Hansch's citation reads, "For his many outstanding contributions to laser spectroscopy including his extraordinary measurement of the spectrum of atomic hydrogen."

Hansch received his Ph.D. from the University of Heidelberg in 1969 and came to the U.S. the following year. He joined the faculty of Stanford University in 1972, where he remained until returning to Germany in 1985. His research interests include testing basic physics laws with techniques of precise laser spectroscopy and the cooling and manipulation of atomic matter with laser light. He is a past recipient of the APS Herbert P. Broida Prize (1983).

Hansch's first major work was the development of the first useful narrowband tunable dye laser, which is still a standard tool in many laboratories worldwide 20 years later. Over the years he has invented or developed many new spectroscopic techniques using this laser, effectively ushering in the modern age of laser spectroscopy. He recently carried out the first investigations of the effects of phase on laser cooling, and has been a leader in the production and study of optical lattices.
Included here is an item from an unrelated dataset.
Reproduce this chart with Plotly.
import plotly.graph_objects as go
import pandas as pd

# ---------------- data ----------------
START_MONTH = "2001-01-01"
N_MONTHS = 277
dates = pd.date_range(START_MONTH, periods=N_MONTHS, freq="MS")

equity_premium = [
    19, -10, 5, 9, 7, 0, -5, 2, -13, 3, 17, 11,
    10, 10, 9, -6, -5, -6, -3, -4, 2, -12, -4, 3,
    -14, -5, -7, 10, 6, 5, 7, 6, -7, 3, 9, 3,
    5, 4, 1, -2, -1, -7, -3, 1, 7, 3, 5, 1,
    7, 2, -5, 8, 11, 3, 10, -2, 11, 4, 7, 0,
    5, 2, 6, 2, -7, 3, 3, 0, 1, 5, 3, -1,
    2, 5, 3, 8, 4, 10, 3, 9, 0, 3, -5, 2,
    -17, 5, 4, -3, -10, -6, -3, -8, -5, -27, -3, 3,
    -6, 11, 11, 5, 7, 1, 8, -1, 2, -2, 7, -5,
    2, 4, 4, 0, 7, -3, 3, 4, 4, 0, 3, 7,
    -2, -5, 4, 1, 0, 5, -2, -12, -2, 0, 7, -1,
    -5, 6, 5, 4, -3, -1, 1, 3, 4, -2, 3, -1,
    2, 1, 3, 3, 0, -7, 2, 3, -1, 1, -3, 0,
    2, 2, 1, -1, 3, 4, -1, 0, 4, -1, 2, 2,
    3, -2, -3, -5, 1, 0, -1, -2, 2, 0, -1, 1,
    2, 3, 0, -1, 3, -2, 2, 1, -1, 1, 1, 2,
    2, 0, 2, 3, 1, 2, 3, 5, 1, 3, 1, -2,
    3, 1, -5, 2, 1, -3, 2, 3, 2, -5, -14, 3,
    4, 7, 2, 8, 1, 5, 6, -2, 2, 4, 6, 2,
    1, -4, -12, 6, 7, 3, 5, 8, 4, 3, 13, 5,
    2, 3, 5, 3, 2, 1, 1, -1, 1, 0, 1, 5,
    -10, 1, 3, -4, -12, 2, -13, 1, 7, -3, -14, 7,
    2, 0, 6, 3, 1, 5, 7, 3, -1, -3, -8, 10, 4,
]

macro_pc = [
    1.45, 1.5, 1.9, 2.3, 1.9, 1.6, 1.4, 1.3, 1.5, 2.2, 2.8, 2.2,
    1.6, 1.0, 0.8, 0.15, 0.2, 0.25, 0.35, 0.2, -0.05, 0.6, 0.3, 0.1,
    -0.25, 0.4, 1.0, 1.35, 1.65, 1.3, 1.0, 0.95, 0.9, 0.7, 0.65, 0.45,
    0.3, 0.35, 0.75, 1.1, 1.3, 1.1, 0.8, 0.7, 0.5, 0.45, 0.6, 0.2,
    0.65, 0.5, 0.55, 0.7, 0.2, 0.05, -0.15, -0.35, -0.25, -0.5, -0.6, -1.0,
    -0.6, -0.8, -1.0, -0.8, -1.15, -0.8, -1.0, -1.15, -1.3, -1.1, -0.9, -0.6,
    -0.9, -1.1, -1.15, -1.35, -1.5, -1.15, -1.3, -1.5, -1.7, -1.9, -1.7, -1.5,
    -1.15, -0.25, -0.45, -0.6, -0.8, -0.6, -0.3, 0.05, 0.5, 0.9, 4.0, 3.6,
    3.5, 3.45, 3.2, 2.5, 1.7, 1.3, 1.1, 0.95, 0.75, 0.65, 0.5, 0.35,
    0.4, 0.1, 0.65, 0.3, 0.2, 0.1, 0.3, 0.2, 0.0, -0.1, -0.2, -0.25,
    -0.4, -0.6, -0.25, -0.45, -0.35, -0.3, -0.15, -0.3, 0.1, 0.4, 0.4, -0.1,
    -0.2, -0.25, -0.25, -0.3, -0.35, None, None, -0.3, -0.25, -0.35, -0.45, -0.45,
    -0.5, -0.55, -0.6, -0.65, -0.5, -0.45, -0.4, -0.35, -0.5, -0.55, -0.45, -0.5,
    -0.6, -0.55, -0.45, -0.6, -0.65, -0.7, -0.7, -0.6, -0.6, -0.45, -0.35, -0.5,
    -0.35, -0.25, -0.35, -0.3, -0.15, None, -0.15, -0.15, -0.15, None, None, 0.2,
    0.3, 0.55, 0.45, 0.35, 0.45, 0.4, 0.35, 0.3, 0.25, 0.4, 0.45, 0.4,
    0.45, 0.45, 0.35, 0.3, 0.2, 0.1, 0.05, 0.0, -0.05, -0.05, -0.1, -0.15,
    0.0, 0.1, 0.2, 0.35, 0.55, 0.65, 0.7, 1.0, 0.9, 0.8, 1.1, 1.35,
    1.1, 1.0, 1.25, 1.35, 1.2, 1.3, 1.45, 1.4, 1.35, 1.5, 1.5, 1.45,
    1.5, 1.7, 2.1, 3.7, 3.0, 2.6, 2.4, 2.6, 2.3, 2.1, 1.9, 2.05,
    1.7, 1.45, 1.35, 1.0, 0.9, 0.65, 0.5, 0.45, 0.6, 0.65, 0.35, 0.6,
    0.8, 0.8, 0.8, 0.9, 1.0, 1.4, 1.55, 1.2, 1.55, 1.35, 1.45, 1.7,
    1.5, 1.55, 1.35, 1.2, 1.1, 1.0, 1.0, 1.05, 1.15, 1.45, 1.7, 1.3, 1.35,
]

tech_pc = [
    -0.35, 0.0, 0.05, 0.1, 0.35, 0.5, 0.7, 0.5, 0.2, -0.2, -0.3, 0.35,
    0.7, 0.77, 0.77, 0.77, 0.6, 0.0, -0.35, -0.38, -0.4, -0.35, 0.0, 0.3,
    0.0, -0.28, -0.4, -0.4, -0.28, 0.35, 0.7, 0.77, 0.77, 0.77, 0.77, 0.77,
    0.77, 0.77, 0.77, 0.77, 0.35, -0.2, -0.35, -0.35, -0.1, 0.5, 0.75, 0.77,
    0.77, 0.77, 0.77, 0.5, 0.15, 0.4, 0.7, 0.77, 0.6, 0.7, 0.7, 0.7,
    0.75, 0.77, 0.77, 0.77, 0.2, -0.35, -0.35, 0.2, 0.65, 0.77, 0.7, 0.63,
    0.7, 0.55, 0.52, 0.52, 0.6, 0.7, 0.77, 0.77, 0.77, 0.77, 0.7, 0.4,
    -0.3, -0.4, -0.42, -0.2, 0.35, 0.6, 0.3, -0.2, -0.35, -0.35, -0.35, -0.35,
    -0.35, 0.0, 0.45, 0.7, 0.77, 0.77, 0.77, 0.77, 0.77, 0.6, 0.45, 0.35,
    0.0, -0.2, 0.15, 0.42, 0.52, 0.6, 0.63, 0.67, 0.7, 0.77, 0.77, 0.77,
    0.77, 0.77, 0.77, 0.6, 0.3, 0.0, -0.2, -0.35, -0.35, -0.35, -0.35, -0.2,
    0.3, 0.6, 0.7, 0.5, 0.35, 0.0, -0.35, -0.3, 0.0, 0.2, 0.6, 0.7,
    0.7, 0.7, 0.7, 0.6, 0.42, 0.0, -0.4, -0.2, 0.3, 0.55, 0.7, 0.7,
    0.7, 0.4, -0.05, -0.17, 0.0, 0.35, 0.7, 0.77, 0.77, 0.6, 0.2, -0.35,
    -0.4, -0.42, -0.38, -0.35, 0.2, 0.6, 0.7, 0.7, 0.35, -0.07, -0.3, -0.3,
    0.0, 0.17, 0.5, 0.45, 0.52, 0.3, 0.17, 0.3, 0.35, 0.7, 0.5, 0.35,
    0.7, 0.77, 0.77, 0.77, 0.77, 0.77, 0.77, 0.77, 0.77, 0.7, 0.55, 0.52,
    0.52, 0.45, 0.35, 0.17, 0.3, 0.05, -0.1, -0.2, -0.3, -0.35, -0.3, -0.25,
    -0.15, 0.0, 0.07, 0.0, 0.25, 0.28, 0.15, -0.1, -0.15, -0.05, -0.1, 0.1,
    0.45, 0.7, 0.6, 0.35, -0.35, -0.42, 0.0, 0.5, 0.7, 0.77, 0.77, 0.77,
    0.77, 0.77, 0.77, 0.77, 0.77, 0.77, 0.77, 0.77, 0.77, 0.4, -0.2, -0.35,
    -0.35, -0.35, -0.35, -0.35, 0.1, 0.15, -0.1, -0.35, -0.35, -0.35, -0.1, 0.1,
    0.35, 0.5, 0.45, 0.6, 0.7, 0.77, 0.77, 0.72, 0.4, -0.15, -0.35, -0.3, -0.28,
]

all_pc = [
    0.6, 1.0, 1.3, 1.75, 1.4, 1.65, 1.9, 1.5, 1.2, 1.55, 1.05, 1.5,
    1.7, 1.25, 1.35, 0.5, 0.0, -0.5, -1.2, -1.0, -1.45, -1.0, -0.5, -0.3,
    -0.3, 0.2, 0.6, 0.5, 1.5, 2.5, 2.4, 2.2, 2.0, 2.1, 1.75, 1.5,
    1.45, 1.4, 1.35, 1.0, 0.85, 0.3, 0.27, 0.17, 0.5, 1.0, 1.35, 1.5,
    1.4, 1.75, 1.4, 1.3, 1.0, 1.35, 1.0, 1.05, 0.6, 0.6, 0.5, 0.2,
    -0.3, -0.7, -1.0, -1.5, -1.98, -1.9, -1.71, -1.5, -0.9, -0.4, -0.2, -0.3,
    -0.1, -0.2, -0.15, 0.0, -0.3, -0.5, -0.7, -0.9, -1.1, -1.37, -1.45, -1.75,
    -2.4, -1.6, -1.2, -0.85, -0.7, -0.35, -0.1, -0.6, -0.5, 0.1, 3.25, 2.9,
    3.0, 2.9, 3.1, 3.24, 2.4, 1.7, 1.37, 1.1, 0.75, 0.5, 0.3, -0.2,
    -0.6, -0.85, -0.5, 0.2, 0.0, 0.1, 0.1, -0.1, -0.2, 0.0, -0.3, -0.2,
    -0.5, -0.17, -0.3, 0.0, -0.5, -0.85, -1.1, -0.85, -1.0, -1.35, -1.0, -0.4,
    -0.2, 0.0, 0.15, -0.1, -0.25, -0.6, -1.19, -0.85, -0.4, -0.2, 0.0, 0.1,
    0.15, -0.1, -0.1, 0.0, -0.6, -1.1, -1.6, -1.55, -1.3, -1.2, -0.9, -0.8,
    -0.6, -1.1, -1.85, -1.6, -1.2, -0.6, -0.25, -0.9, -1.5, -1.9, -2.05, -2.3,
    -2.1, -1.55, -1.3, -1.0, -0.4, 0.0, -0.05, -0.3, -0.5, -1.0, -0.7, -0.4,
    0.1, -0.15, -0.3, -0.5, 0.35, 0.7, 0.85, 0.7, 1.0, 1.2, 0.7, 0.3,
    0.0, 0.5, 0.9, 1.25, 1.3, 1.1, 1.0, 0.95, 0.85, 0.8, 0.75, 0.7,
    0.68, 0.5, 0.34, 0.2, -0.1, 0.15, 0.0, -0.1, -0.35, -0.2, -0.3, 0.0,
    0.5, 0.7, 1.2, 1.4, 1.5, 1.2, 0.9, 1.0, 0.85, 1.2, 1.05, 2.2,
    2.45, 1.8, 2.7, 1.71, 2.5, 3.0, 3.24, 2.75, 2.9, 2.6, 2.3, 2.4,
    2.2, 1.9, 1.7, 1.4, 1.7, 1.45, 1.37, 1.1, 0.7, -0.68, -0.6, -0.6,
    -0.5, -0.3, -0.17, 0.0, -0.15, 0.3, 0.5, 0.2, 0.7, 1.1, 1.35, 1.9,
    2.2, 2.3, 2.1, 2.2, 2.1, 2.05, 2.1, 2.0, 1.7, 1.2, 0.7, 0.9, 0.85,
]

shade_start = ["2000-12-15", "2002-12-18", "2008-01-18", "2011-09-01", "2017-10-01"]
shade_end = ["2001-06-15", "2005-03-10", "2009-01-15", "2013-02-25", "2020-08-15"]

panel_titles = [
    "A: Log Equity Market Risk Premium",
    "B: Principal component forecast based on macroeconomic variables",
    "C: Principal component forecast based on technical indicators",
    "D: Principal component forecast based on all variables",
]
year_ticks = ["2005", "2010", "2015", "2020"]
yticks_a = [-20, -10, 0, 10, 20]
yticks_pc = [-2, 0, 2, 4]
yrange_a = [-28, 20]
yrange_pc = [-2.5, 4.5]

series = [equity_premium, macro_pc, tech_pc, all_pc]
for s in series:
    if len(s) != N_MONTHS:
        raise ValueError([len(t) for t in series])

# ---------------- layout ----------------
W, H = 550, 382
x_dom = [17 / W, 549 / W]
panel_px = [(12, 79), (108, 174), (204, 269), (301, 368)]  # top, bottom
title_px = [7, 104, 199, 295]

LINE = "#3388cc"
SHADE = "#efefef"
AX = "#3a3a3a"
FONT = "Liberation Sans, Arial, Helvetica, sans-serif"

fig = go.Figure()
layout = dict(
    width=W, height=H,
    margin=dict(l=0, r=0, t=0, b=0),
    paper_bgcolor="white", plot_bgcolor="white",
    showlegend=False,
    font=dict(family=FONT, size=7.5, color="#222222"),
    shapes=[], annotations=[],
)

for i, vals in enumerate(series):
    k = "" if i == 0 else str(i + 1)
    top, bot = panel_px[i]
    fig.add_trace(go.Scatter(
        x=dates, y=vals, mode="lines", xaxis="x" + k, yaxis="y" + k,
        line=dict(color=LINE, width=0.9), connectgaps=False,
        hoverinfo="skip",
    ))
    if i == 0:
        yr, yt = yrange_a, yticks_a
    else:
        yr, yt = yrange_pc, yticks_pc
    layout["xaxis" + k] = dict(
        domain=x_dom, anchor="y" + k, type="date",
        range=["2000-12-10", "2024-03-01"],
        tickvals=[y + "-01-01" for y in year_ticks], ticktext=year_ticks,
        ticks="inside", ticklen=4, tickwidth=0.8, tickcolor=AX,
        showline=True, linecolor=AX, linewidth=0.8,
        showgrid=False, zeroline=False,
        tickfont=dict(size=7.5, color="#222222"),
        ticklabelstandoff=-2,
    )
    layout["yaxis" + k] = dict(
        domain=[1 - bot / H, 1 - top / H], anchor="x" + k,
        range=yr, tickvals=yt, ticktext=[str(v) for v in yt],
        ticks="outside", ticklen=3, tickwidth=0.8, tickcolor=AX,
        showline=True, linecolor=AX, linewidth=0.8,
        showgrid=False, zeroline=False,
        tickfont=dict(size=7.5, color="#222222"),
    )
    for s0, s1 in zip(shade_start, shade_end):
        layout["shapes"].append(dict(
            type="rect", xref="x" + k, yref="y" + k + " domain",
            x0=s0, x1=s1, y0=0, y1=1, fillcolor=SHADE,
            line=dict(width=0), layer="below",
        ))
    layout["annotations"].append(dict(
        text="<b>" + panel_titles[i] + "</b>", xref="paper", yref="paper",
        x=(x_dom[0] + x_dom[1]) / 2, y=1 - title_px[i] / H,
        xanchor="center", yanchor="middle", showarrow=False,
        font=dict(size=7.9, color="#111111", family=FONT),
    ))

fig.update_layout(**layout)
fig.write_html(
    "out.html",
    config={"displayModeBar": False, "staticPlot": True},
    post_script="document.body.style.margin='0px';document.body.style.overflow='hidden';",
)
However, Hansch's most important work has undoubtedly been his dedication to the spectroscopy of the hydrogen atom over the past 20 years. His work has resulted in tremendous improvement in the resolution with which hydrogen atoms are now measured. He has measured the Rydberg constant far more accurately than any other fundamental constant is known, and his hydrogen spectra now provide among the most precise tests of QED corrections.